Digital Companion to C. S. Peirce
1867 | On a New List of Categories | W 2:50; CP 1.549

Dissociation is that separation which, in the absence of a constant association, is permitted by the law of association of images. It is the consciousness of one thing, without the necessary simultaneous consciousness of the other.

1885 | Notes on the Categories [R] | W 5:238; CP 1.353

…two ideas may be so little allied that one of them may be present to the consciousness in an image which does not contain the other at all; in this way we can imagine red without imagining blue, and vice versa; we can also imagine sound without melody, but not melody without sound. I call this kind of separation Dissociation.

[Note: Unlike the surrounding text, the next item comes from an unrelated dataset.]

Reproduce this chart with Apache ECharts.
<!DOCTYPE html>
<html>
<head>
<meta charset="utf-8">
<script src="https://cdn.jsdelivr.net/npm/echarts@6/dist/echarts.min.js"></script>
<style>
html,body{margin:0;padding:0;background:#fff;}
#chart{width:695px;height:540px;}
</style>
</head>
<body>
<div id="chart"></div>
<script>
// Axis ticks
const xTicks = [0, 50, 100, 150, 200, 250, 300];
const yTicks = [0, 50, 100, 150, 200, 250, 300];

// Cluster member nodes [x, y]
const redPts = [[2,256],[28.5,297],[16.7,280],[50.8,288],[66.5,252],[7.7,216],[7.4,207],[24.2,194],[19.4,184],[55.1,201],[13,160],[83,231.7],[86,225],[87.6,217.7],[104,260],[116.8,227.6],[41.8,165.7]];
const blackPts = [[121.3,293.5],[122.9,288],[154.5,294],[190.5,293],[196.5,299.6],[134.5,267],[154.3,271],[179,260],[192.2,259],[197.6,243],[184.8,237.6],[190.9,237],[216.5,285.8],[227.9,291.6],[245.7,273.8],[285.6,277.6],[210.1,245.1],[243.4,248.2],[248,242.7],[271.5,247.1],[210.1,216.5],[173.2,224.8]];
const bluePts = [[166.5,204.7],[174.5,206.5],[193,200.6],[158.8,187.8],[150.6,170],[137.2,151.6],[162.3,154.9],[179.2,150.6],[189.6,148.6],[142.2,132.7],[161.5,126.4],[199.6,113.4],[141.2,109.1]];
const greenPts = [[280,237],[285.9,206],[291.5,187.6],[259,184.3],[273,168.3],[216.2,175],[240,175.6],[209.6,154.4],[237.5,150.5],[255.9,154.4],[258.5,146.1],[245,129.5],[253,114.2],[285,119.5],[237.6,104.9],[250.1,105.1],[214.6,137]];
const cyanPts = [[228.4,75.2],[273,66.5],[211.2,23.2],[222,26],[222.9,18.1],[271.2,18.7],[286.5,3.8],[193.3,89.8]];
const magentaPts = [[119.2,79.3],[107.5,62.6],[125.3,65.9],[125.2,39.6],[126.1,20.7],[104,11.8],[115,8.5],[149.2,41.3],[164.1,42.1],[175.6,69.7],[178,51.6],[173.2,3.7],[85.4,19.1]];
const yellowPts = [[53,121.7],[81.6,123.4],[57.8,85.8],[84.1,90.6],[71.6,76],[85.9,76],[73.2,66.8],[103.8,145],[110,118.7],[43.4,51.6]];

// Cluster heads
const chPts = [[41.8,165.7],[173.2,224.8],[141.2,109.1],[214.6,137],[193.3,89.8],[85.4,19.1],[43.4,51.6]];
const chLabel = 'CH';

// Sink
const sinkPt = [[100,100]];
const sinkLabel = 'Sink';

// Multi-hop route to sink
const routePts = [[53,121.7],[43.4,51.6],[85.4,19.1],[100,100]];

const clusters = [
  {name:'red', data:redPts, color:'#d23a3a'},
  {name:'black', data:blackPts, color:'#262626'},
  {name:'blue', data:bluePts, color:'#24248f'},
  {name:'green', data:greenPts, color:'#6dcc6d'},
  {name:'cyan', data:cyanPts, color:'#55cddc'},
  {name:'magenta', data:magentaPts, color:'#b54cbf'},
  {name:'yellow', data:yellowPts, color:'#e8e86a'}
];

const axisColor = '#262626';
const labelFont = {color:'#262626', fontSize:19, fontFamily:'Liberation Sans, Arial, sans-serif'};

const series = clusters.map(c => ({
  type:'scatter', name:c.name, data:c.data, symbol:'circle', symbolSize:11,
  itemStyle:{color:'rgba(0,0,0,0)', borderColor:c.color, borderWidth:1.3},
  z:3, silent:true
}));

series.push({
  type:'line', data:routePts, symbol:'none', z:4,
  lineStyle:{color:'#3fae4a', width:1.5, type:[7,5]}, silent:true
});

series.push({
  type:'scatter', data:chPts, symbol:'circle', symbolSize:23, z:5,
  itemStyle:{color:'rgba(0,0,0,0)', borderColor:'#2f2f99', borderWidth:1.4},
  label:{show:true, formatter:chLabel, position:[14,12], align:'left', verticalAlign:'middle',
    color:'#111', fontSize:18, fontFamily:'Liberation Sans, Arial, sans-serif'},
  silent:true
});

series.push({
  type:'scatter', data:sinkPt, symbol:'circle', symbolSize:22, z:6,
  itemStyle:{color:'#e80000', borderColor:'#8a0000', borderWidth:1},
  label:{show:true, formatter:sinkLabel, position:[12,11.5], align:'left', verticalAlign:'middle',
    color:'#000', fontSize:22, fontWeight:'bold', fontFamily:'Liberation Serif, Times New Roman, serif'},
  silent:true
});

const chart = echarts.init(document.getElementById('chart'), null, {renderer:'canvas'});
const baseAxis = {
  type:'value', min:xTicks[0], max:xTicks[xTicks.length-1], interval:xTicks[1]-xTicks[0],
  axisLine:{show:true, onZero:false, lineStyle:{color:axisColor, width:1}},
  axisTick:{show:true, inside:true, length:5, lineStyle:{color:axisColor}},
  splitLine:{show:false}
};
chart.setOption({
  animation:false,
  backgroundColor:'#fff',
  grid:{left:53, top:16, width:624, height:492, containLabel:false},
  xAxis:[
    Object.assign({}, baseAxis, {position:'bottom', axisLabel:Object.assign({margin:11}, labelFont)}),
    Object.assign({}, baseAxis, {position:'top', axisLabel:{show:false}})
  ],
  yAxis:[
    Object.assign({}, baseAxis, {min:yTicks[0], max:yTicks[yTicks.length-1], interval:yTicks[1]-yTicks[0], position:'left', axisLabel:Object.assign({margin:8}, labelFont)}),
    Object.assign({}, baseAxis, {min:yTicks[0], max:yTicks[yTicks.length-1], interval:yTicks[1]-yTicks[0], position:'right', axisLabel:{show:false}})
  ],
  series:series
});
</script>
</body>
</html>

1903 | Syllabus: Syllabus of a course of Lectures at the Lowell Institute beginning 1903, Nov. 23. On Some Topics of Logic | EP 2:270

Separation of Firstness, or Primal Separation, called Dissociation, consists in imagining one of the two separands without the other. It may be complete or incomplete.

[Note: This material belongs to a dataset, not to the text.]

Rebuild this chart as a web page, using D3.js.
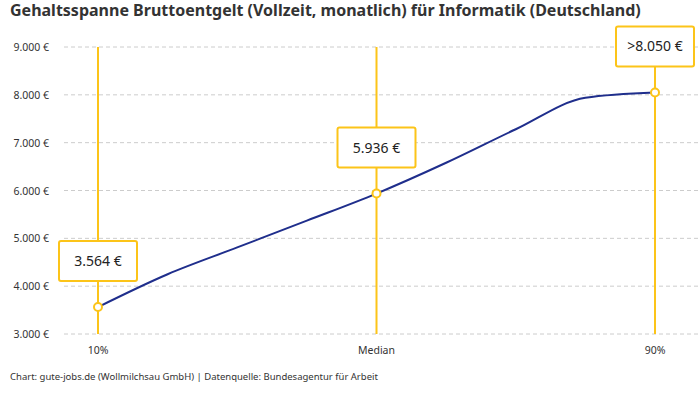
<!DOCTYPE html><html><head><meta charset="utf-8">
<script src="https://cdn.jsdelivr.net/npm/d3@7"></script>
<style>body{margin:0;background:#fff;font-family:"Noto Sans",sans-serif}</style></head><body>
<svg id="c" width="700" height="400"></svg>
<script>
const percentiles=[10,20,30,40,50,60,70,80,90];
const salaries=[3564,4250,4810,5370,5936,6580,7280,7940,8050];
const markers=[{p:10,label:"10%",value:"3.564 €"},{p:50,label:"Median",value:"5.936 €"},{p:90,label:"90%",value:">8.050 €"}];
const yTicks=[3000,4000,5000,6000,7000,8000,9000];
const svg=d3.select("#c");
const x=d3.scaleLinear().domain([10,90]).range([98,655]);
const y=d3.scaleLinear().domain([3000,9000]).range([334,47]);
const fmt=v=>d3.format(",")(v).replace(/,/g,".")+" €";
svg.append("text").attr("x",10).attr("y",16).attr("font-size",16).attr("font-weight",700).attr("fill","#333").text("Gehaltsspanne Bruttoentgelt (Vollzeit, monatlich) für Informatik (Deutschland)");
yTicks.forEach(t=>{
 svg.append("line").attr("x1",64).attr("x2",700).attr("y1",y(t)).attr("y2",y(t)).attr("stroke","#ccc").attr("stroke-dasharray","4,3");
 svg.append("text").attr("x",49).attr("y",y(t)+4).attr("text-anchor","end").attr("font-size",10.5).attr("fill","#333").text(fmt(t));
});
markers.forEach(m=>{
 svg.append("line").attr("x1",x(m.p)).attr("x2",x(m.p)).attr("y1",47).attr("y2",334).attr("stroke","#fcc419").attr("stroke-width",2);
 svg.append("text").attr("x",x(m.p)).attr("y",354).attr("text-anchor","middle").attr("font-size",10.5).attr("fill","#333").text(m.label);
});
svg.append("path").datum(percentiles.map((p,i)=>[p,salaries[i]])).attr("fill","none").attr("stroke","#1f2e8c").attr("stroke-width",2)
 .attr("d",d3.line().x(d=>x(d[0])).y(d=>y(d[1])).curve(d3.curveMonotoneX));
markers.forEach(m=>{
 const i=percentiles.indexOf(m.p),cx=x(m.p),cy=y(salaries[i]);
 svg.append("circle").attr("cx",cx).attr("cy",cy).attr("r",4).attr("fill","#fff").attr("stroke","#fcc419").attr("stroke-width",2);
 const w=78,h=40, bx=Math.min(cx-w/2,697-w), by=cy-h-26;
 svg.append("rect").attr("x",bx).attr("y",by).attr("width",w).attr("height",h).attr("rx",2).attr("fill","#fff").attr("stroke","#fcc419").attr("stroke-width",2);
 svg.append("text").attr("x",bx+w/2).attr("y",by+h/2+5).attr("text-anchor","middle").attr("font-size",14).attr("fill","#222").text(m.value);
});
svg.append("text").attr("x",10).attr("y",380).attr("font-size",9.5).attr("fill","#333").text("Chart: gute-jobs.de (Wollmilchsau GmbH) | Datenquelle: Bundesagentur für Arbeit");
</script></body></html>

1906 [c.] | On the System of Existential Graphs Considered as an Instrument for the Investigation of Logic | MS [R] 499(s)

The first mode of separating one constituent of the phaneron from another consists in imagining a state of things as to which the one may be affirmed while the other is denied. Thus we may imagine that there are brilliant colors while there are no sounds whatever, or the reverse. I called this mode of analysis dissociation.

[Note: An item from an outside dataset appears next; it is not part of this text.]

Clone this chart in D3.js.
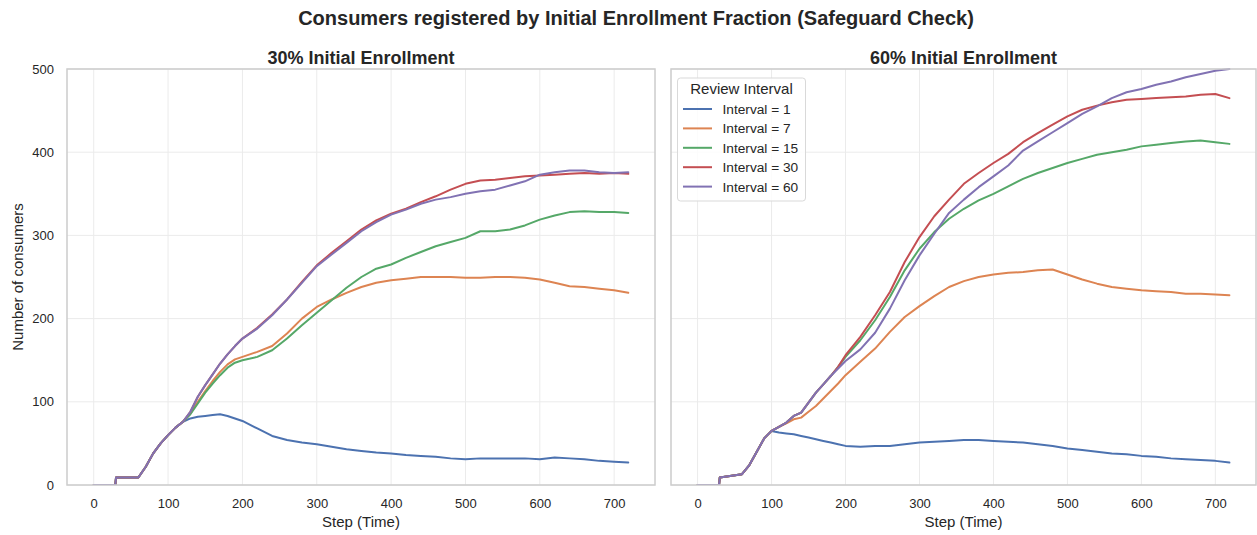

1908 | The First Part of An Apology for Pragmaticism | LI 373

In a paper published in the Proceedings of the American Academy of Arts and Sciences for 1867 May 14, I defined the three ways in which an idea can be mentally isolated from another. They [are] Dissociation, Prescission, and Discrimination. Dissociation consists in imagining a case into which the former idea enters without the other.